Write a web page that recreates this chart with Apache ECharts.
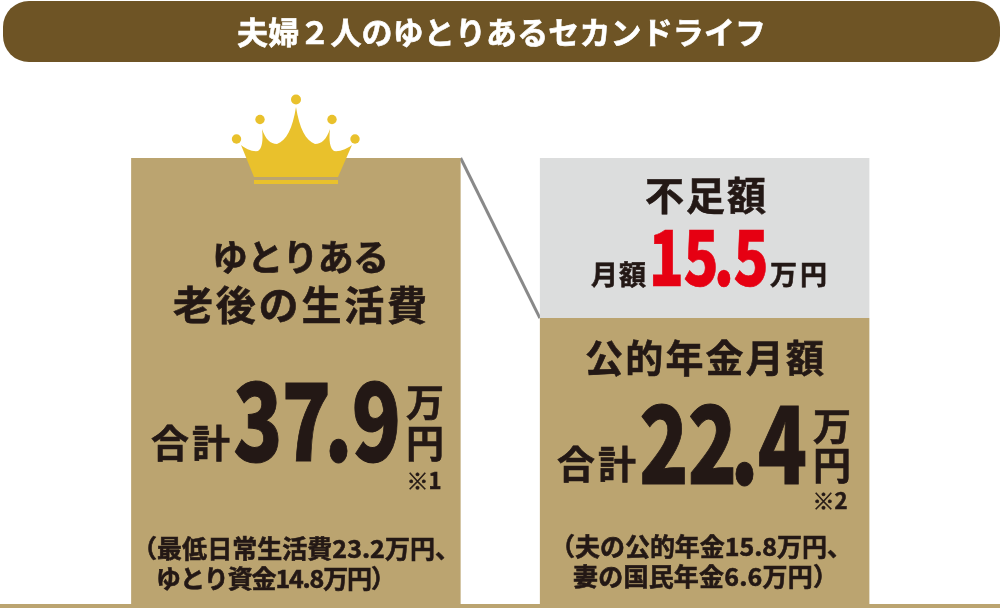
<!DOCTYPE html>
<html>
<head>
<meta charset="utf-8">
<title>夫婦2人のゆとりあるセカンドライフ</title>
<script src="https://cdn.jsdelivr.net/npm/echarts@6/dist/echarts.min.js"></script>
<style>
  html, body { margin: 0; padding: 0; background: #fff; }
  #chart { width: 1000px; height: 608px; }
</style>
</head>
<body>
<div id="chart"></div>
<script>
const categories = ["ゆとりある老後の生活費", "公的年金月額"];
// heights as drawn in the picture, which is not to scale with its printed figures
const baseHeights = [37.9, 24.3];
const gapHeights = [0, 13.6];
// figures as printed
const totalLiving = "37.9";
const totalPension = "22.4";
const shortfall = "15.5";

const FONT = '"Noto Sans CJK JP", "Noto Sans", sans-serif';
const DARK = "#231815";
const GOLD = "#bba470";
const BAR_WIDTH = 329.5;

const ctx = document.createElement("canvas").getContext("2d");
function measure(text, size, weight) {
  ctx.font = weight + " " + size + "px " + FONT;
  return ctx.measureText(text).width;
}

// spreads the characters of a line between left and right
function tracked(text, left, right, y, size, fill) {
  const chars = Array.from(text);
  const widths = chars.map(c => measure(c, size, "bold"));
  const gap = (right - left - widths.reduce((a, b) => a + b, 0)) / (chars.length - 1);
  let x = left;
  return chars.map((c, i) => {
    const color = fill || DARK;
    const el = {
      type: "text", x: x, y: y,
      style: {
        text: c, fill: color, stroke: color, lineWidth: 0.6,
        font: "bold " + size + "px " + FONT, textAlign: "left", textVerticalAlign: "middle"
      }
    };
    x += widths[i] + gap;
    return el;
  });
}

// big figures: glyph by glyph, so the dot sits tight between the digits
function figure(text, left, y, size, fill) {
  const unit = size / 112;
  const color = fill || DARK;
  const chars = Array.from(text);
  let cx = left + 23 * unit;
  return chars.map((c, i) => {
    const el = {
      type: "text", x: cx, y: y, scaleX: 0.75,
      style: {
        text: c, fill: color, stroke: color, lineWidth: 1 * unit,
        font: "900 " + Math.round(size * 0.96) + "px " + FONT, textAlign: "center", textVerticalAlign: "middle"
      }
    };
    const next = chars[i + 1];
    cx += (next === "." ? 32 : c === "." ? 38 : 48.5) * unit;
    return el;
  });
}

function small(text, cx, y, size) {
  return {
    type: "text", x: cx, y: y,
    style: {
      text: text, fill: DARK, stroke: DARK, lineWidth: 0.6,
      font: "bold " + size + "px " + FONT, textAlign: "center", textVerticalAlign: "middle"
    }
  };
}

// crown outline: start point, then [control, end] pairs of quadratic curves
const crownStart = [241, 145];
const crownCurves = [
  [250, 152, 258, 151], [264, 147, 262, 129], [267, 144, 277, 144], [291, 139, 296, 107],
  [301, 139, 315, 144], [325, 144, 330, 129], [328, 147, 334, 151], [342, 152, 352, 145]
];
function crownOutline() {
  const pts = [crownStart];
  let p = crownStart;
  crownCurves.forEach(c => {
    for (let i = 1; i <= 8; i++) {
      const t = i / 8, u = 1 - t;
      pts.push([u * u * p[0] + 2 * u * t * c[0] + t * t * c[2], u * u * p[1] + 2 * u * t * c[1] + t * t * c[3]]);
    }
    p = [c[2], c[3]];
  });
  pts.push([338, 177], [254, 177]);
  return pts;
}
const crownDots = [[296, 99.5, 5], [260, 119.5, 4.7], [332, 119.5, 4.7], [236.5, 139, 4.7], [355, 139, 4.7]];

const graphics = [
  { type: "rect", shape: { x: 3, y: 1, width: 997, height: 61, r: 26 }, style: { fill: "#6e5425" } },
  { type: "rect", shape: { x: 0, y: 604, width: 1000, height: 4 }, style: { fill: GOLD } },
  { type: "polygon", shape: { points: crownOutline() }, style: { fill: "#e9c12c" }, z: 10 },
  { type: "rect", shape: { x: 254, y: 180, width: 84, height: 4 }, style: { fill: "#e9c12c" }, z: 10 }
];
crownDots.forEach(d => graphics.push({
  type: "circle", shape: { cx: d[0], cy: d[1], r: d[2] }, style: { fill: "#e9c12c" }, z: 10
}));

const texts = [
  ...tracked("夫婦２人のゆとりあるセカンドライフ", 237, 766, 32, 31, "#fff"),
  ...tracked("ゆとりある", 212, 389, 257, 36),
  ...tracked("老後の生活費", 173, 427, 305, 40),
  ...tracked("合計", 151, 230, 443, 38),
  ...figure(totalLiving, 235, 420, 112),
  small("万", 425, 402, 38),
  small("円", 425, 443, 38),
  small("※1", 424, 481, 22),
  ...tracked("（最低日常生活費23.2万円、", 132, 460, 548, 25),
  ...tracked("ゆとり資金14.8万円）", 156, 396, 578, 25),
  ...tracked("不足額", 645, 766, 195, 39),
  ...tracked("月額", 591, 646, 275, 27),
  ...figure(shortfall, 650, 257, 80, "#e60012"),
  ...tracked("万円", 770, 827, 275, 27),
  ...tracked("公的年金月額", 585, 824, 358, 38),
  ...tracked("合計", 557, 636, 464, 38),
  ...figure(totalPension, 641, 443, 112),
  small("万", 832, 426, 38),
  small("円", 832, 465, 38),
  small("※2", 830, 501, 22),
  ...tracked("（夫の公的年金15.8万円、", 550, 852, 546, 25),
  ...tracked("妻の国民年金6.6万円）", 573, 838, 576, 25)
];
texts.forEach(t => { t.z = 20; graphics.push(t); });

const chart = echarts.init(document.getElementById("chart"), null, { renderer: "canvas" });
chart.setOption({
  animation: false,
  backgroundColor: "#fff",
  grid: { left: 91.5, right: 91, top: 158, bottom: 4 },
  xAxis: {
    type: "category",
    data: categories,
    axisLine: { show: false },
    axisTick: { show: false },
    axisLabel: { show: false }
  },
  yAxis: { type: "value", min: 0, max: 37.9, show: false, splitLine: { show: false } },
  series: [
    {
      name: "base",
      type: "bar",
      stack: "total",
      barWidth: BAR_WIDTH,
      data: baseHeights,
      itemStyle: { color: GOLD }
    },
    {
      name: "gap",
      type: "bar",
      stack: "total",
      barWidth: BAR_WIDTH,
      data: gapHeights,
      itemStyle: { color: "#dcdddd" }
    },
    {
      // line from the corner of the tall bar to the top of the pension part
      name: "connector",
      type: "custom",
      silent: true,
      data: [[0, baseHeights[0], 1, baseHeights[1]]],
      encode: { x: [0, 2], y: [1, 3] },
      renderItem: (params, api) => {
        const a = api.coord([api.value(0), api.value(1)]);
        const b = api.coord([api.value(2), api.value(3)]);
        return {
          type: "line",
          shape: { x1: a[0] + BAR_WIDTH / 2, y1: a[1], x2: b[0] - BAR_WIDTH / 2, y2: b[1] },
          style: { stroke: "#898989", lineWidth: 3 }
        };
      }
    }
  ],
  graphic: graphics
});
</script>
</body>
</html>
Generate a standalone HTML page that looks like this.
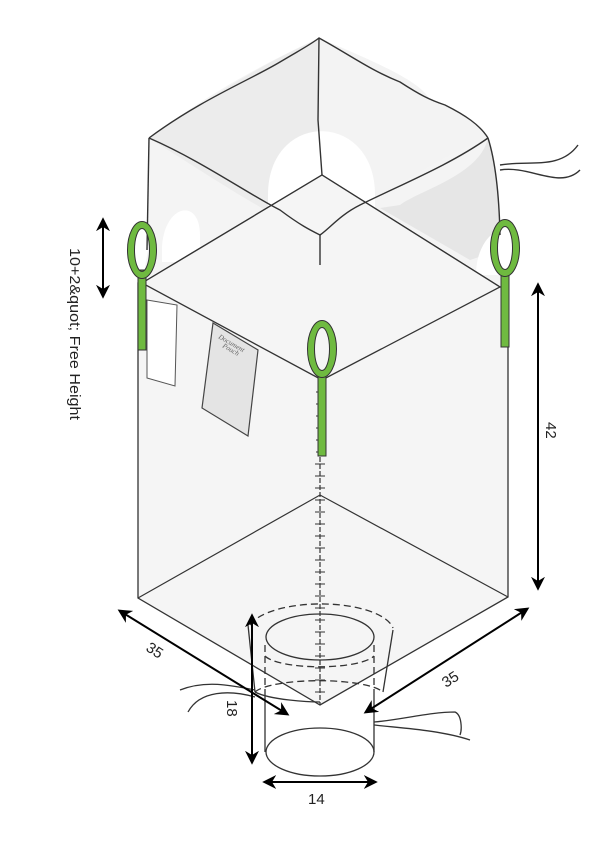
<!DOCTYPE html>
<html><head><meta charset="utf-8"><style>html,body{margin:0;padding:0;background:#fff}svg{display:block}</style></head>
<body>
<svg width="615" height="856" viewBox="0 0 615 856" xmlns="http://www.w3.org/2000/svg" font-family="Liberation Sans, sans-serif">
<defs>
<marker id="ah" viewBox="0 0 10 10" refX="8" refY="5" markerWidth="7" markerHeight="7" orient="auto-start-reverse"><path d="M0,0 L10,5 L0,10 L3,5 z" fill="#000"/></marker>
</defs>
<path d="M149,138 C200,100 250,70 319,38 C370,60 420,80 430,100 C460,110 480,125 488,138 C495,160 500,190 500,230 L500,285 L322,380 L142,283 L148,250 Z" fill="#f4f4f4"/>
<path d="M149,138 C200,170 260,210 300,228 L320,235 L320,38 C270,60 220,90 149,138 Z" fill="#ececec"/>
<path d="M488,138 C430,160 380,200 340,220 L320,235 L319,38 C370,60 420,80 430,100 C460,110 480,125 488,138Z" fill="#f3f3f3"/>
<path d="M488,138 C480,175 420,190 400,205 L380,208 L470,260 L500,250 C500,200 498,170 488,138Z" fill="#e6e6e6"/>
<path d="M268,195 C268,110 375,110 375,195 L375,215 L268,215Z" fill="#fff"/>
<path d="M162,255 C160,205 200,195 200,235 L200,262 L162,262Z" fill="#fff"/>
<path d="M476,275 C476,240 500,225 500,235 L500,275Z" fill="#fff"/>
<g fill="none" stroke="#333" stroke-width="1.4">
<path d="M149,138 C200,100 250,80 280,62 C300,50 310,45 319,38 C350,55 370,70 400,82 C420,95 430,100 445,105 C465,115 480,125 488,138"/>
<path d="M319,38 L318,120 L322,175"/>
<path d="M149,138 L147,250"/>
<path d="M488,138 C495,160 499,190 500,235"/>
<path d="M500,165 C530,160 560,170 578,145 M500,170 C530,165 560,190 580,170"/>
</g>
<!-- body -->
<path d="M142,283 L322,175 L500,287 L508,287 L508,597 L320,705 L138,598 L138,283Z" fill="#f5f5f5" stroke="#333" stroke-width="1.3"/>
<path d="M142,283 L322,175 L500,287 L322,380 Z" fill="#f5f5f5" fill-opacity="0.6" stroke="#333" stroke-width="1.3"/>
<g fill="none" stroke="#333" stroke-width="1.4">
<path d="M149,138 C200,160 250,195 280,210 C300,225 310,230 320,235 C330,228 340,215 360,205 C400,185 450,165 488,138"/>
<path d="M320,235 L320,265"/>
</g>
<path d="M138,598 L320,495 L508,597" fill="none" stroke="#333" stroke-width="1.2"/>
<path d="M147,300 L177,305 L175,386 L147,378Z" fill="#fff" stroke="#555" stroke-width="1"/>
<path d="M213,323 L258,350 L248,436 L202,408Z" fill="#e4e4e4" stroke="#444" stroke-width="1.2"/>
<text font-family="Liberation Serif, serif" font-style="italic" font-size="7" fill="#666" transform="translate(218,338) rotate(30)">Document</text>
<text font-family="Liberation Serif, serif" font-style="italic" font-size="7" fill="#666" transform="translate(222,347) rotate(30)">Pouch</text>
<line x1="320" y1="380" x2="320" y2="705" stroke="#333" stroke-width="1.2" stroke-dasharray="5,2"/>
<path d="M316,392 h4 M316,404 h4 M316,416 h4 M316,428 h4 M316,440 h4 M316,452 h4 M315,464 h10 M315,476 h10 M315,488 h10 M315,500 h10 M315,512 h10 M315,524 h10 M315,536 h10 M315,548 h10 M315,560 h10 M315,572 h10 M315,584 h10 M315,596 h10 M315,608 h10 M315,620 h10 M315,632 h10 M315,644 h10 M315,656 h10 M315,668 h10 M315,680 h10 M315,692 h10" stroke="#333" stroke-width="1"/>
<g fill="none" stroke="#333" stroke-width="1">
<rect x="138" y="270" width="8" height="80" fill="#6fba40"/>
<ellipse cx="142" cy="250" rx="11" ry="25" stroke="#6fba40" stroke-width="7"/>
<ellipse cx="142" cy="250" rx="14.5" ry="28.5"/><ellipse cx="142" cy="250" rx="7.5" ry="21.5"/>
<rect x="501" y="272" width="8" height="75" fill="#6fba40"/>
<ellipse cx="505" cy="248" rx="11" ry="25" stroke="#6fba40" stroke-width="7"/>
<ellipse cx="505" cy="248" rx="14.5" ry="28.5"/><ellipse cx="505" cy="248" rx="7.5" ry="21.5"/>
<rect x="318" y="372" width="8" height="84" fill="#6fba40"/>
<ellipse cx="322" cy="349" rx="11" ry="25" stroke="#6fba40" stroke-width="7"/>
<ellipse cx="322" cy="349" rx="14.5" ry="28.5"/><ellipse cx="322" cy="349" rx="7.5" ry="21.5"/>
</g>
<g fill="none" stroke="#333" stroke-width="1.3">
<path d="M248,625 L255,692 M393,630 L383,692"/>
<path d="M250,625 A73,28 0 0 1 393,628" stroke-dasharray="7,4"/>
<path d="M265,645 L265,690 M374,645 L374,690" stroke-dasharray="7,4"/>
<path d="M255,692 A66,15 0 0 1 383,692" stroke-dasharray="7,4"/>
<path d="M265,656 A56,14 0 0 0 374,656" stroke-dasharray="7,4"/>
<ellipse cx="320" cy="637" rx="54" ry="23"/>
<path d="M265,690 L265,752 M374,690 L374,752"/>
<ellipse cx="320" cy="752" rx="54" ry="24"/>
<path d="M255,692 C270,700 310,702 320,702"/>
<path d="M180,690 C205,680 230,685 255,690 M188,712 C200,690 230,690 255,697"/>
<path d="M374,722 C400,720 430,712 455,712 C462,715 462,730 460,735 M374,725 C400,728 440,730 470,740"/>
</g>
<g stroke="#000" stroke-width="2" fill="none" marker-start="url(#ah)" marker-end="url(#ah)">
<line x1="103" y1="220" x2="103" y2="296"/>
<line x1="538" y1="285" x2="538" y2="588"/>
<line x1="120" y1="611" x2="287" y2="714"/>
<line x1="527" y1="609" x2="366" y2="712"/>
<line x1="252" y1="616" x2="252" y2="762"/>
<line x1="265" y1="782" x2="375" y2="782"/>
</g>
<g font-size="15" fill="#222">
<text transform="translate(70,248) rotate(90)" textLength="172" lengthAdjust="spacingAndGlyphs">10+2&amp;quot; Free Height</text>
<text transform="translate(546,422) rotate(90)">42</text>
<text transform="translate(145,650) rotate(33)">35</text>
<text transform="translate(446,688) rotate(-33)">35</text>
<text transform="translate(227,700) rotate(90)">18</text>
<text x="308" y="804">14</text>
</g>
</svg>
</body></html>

Your instructions:
Report only a number: how many lines in the material above contain the string "that".

Solution to this problem:
2